Découvrez vos députés de la 14ème législature !

Intervention de Jean-Paul Lecoq

Réunion du 20 décembre 2010 à 16h00
Adaptation de la législation au droit de l'union européenne — Discussion générale

Photo issue du site de l'Assemblée nationale ou de WikipediaJean-Paul Lecoq :

Monsieur le président, monsieur le secrétaire d'État, monsieur le rapporteur, mes chers collègues, le texte que nous examinons est issu d'une proposition de loi portant diverses dispositions d'adaptation de la législation au droit communautaire, déposée le 6 septembre 2010 sur le bureau du Sénat par MM. Gérard Longuet, Jean Bizet et Jean-Paul Emorine. Il vise à transposer diverses directives et règlements européens dans la législation nationale. Par cette proposition de loi, le Parlement se saisit lui-même de la question du retard de transposition des textes européens. Comme l'indique Martial Saddier dans son rapport : « C'est donc dans le constat des conséquences dommageables d'un retard de transposition que ce texte-catalogue trouve sa principale justification, à défaut d'une véritable cohérence d'ensemble. » Nous partageons totalement cette analyse.

Cette proposition de loi « catalogue » suscite, pour le moins, sur la forme et sur le fond plusieurs critiques.

S'agissant de l'initiative parlementaire, nous devrions avant tout saluer la vigilance de nos collègues sénateurs, qui les a conduits à déposer cette proposition de loi afin de prévenir une sanction à l'encontre de la France dans le cadre d'une procédure en manquement initiée par la Commission européenne. Cette rigueur les honore, d'autant que l'on se trouve confronté à une détérioration du déficit français de transposition : en mars 2010, la France affichait un déficit de transposition de dix directives. Cela étant, nous déplorons que l'initiative parlementaire ait dû se substituer au Gouvernement.

Le Gouvernement est-il si négligent que l'accumulation des retards de transposition, tous secteurs confondus, l'a conduit à laisser aux membres de sa majorité le soin de présenter une proposition de loi « fourre-tout » pour transposer ces textes européens en droit français ? Le retard a déjà fait des victimes collatérales, notamment dans le domaine de l'urbanisme. L'amendement de mon collègue havrais Daniel Fidelin illustre les difficultés qui se manifestent sur le terrain : je pense notamment à la situation du SCOT – schéma de cohérence territoriale – de l'agglomération havraise.

Les auteurs de la proposition justifient que l'initiative parlementaire en vienne à se substituer à celle du Gouvernement faute de véhicule législatif adéquat. En réalité, cela résulte du fait que le Gouvernement a traditionnellement recours à la transposition sectorielle. Or cette méthode, pour le moins discutable, de morcellement de la transposition des directives laisse à l'écart nombre de dispositions très spécifiques. Il faut ensuite avoir recours à des lois « fourre-tout » ou qui s'apparentent à des catalogues pour finaliser les transpositions. La proposition de loi soumise aujourd'hui à notre approbation en est une parfaite illustration.

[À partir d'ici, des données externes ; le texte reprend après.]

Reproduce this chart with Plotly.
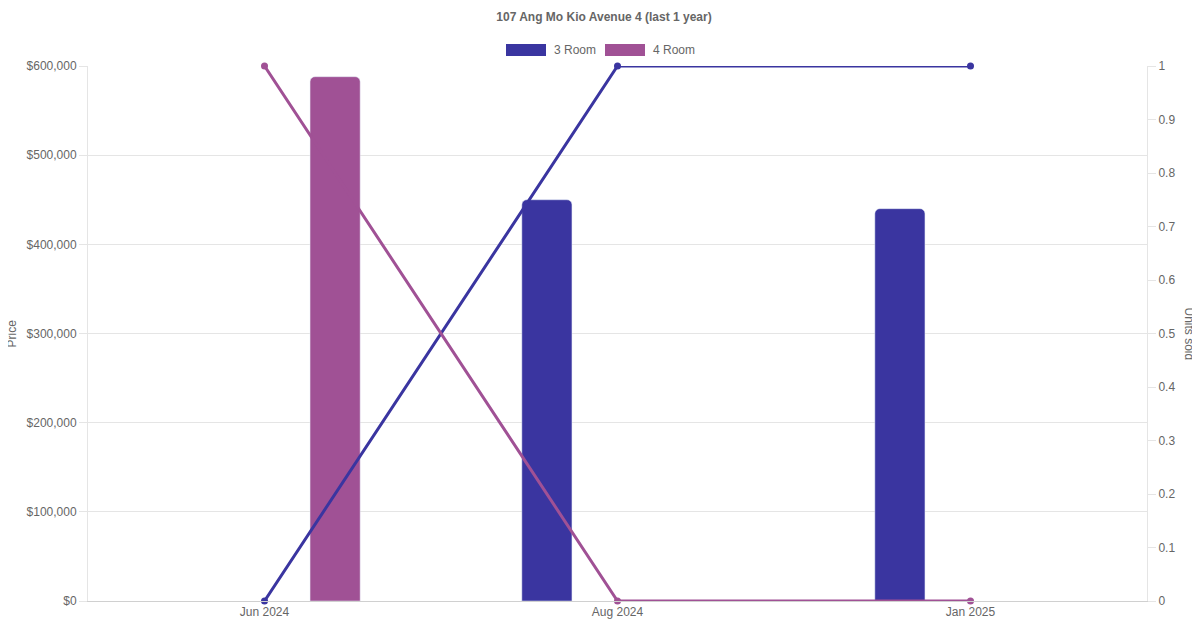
import plotly.graph_objects as go

# data
months = ["Jun 2024", "Aug 2024", "Jan 2025"]
price_3room = [None, 450000, 440000]
price_4room = [588000, None, None]
units_3room = [0, 1, 1]
units_4room = [1, 0, 0]

col_3 = "#3a35a0"
col_4 = "#a05195"
grey = "#666666"
grid = "#e5e5e5"

# the page body adds an 8px margin, so the figure is 8px smaller
W, H = 1192, 622
PL, PR, PT, PB = 80, 53, 58, 29
pw, ph = W - PL - PR, H - PT - PB

fig = go.Figure()

# bars (price, left axis)
fig.add_trace(go.Bar(
    x=months, y=price_3room, name="3 Room",
    marker=dict(color=col_3, cornerradius=5),
    width=0.142, offset=-0.271, showlegend=False
))
fig.add_trace(go.Bar(
    x=months, y=price_4room, name="4 Room",
    marker=dict(color=col_4, cornerradius=5),
    width=0.142, offset=0.129, showlegend=False
))

# lines (units sold, right axis)
fig.add_trace(go.Scatter(
    x=months, y=units_3room, yaxis="y2", mode="lines+markers",
    line=dict(color=col_3, width=3), marker=dict(size=7, color=col_3),
    showlegend=False, cliponaxis=False
))
fig.add_trace(go.Scatter(
    x=months, y=units_4room, yaxis="y2", mode="lines+markers",
    line=dict(color=col_4, width=3), marker=dict(size=7, color=col_4),
    showlegend=False, cliponaxis=False
))

# legend drawn like chart.js boxes (page pixel coords -> paper)
def px(x):
    return (x - 8 - PL) / pw

def py(y):
    return (H - PB - (y - 8)) / ph

shapes = []
annotations = []
for x0, label, c in [(506, "3 Room", col_3), (605, "4 Room", col_4)]:
    shapes.append(dict(type="rect", xref="paper", yref="paper",
                       x0=px(x0), x1=px(x0 + 40), y0=py(56), y1=py(44),
                       fillcolor=c, line=dict(color=c, width=0)))
    annotations.append(dict(text=label, xref="paper", yref="paper",
                            x=px(x0 + 46), y=py(50),
                            xanchor="left", yanchor="middle", showarrow=False,
                            font=dict(size=12, color=grey)))

annotations.append(dict(text="Price", xref="paper", yref="paper",
                        x=px(11), y=0.5, textangle=-90, showarrow=False,
                        xanchor="center", yanchor="middle",
                        font=dict(size=12, color=grey)))
annotations.append(dict(text="Units sold", xref="paper", yref="paper",
                        x=px(1189), y=0.5, textangle=90, showarrow=False,
                        xanchor="center", yanchor="middle",
                        font=dict(size=12, color=grey)))

fig.update_layout(
    width=W, height=H,
    margin=dict(l=PL, r=PR, t=PT, b=PB),
    paper_bgcolor="white", plot_bgcolor="white",
    font=dict(family="Liberation Sans, Arial, sans-serif", size=12, color=grey),
    title=dict(text="<b>107 Ang Mo Kio Avenue 4 (last 1 year)</b>",
               x=0.5, xanchor="center", y=1 - 9 / H, yanchor="middle",
               font=dict(size=12, color=grey)),
    barmode="overlay",
    xaxis=dict(type="category", range=[-0.5, 2.5], showgrid=False,
               showline=True, linecolor="#d0d0d0", linewidth=1,
               ticks="", tickfont=dict(size=12, color=grey)),
    yaxis=dict(range=[0, 600000], dtick=100000, tickprefix="$",
               tickformat=",d", showgrid=True, gridcolor=grid,
               showline=True, linecolor=grid, ticks="outside",
               ticklen=8, tickcolor=grid, zeroline=False,
               tickfont=dict(size=12, color=grey)),
    yaxis2=dict(range=[0, 1], dtick=0.1, overlaying="y", side="right",
                showgrid=False, showline=True, linecolor=grid,
                ticks="outside", ticklen=8, tickcolor=grid, zeroline=False,
                tickformat="~g", tickfont=dict(size=12, color=grey)),
    shapes=shapes,
    annotations=annotations,
)

fig.write_html("out.html")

Dans l'urgence, elle compile « diverses dispositions » – c'est un euphémisme – d'adaptation de la législation au droit communautaire sans aucun souci de cohérence, et demande aux parlementaires de se prononcer, également dans l'urgence, sur ce patchwork de dispositions.

Cette méthode n'est pas satisfaisante, elle ne permet pas aux parlementaires et, surtout, aux citoyens d'avoir une vision globale des directives, donc d'en saisir pleinement les enjeux et de comprendre le fonctionnement de l'Europe.

À cet égard, je déplore à nouveau que le gouvernement français ait renoncé à ce qu'il avait initialement envisagé de faire : déposer un projet de loi-cadre pour transposer la très célèbre directive « services ». Sur ce point, la France s'est distinguée des autres États membres, qui ont opté quant à eux pour une loi-cadre de transposition. Nous déplorons, je le répète, que le Gouvernement n'ait pas choisi de transposer de la même manière une directive qui livre bon nombre de services aux règles de la concurrence sauvage, et qu'il ait préféré la voie sectorielle, voire, dans certains domaines, la voie réglementaire.

Non seulement la transposition, qui aurait dû être achevée le 29 décembre 2009, ne l'est toujours pas – en attestent les dispositions transposées aux articles 3 et 4 de la présente proposition de loi –, mais, surtout, le Parlement a été privé d'un débat. Pour justifier son choix, le Gouvernement a argué qu'une loi-cadre de transposition aurait pu servir d'« épouvantail » à tous ceux qui auraient été tentés d'instrumentaliser un exercice essentiellement technique à des fins électorales. Mais cela s'appelle la démocratie, monsieur le secrétaire d'État !

Aucun commentaire n'a encore été formulé sur cette intervention.